■ **SET TASK**
Copy each line of the entries that contains the word "this".

────────────────

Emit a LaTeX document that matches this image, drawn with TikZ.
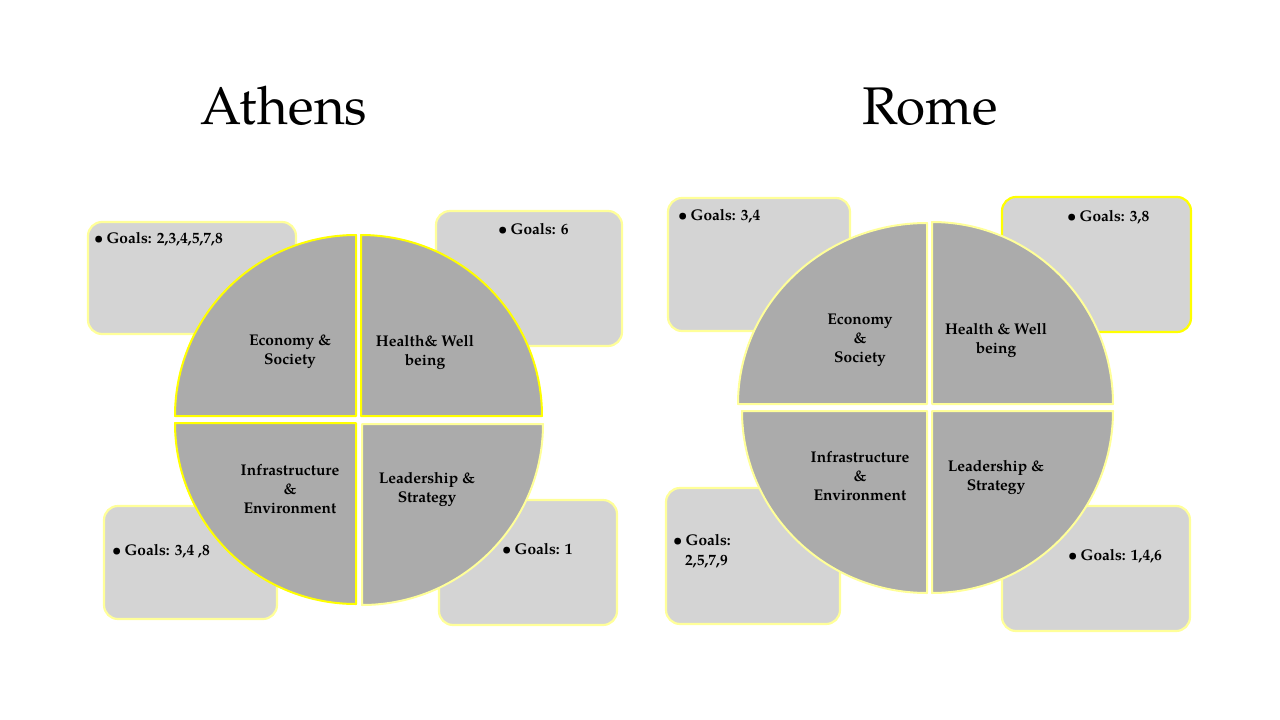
\documentclass[tikz,border=0pt]{standalone}
\usepackage{fontspec}
\setmainfont{TeX Gyre Pagella}
\definecolor{boxgray}{HTML}{D4D4D4}
\definecolor{quadgray}{HTML}{ABABAB}
\definecolor{brightyel}{HTML}{FFFF00}
\definecolor{paleyel}{HTML}{FFFF99}
\newcommand{\gbul}{\textbullet\hspace{0.2em}}
\tikzset{
  goalbox/.style={fill=boxgray, draw=paleyel, line width=2.2pt, rounded corners=14pt},
  quad/.style={fill=quadgray, draw=brightyel, line width=2pt, line join=round},
  quadpale/.style={quad, draw=paleyel},
  quadlabel/.style={align=center, font=\fontsize{15.5}{19}\selectfont\bfseries, inner sep=0pt},
  goaltext/.style={anchor=base west, inner sep=0pt, font=\fontsize{15.5}{19}\selectfont\bfseries},
  titletext/.style={anchor=base, inner sep=0pt, font=\fontsize{53}{60}\selectfont}
}
\begin{document}
\begin{tikzpicture}[x=1pt,y=-1pt]
\useasboundingbox[fill=white] (0,0) rectangle (1280,720);
% ---------- Athens ----------
\node[titletext] (athens) at (284,124) {Athens};
\draw[goalbox] (88,222) rectangle (296,334);
\draw[goalbox] (436,211) rectangle (622,346);
\draw[goalbox] (104,506) rectangle (277,619);
\draw[goalbox] (439,500) rectangle (617,625);
\node[goaltext] (aG1) at (94,243) {\gbul Goals: 2,3,4,5,7,8};
\node[goaltext] (aG2) at (498,234) {\gbul Goals: 6};
\node[goaltext] (aG3) at (112,555) {\gbul Goals: 3,4 ,8};
\node[goaltext] (aG4) at (502,554) {\gbul Goals: 1};
\draw[quad] (356,416) -- ++(-181pt,0pt) arc[start angle=180, end angle=90, radius=181pt] -- cycle;
\draw[quad] (361,416) -- ++(0pt,181pt) arc[start angle=90, end angle=0, radius=181pt] -- cycle;
\draw[quad] (356,423) -- ++(-181pt,0pt) arc[start angle=180, end angle=270, radius=181pt] -- cycle;
\draw[quadpale] (362,424) -- ++(0pt,-181pt) arc[start angle=270, end angle=360, radius=181pt] -- cycle;
\node[quadlabel] (aQ1) at (290,352) {Economy \&\\Society};
\node[quadlabel] (aQ2) at (425,352) {Health\& Well\\being};
\node[quadlabel] (aQ3) at (290,489) {Infrastructure\\\&\\Environment};
\node[quadlabel] (aQ4) at (427,489) {Leadership \&\\Strategy};
% ---------- Rome ----------
\node[titletext] (rome) at (930,124) {Rome};
\draw[goalbox] (668,198) rectangle (850,331);
\draw[goalbox, draw=brightyel] (1002,197) rectangle (1191,332);
\draw[goalbox] (666,488) rectangle (840,624);
\draw[goalbox] (1002,506) rectangle (1190,631);
\node[goaltext] (rG1) at (678,220) {\gbul Goals: 3,4};
\node[goaltext] (rG2) at (1067,221) {\gbul Goals: 3,8};
\node[goaltext] (rG3) at (673,545) {\gbul Goals:};
\node[goaltext] (rG3b) at (685,565) {2,5,7,9};
\node[goaltext] (rG4) at (1068,560) {\gbul Goals: 1,4,6};
\draw[quadpale] (927,404) -- ++(-189pt,0pt) arc[start angle=180, end angle=90, x radius=189pt, y radius=181pt] -- cycle;
\draw[quadpale] (932,404) -- ++(0pt,182pt) arc[start angle=90, end angle=0, x radius=181pt, y radius=182pt] -- cycle;
\draw[quadpale] (927,411) -- ++(-185pt,0pt) arc[start angle=180, end angle=270, x radius=185pt, y radius=182pt] -- cycle;
\draw[quadpale] (932,411) -- ++(0pt,-182pt) arc[start angle=270, end angle=360, x radius=181pt, y radius=182pt] -- cycle;
\node[quadlabel] (rQ1) at (860,340) {Economy\\\&\\Society};
\node[quadlabel] (rQ2) at (996,340) {Health \& Well\\being};
\node[quadlabel] (rQ3) at (860,476) {Infrastructure\\\&\\Environment};
\node[quadlabel] (rQ4) at (996,477) {Leadership \&\\Strategy};
\end{tikzpicture}
\end{document}
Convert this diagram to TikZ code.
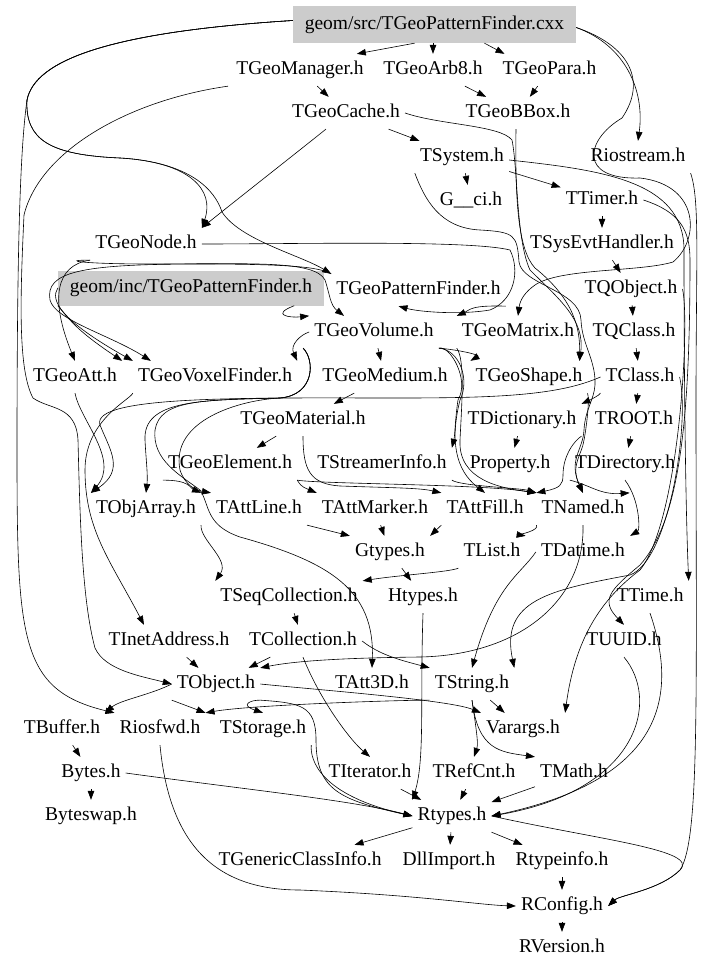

────────────────

■ **TASK RESPONSE**
Emit a LaTeX document that matches this image, drawn with TikZ.
Convert this diagram to TikZ code.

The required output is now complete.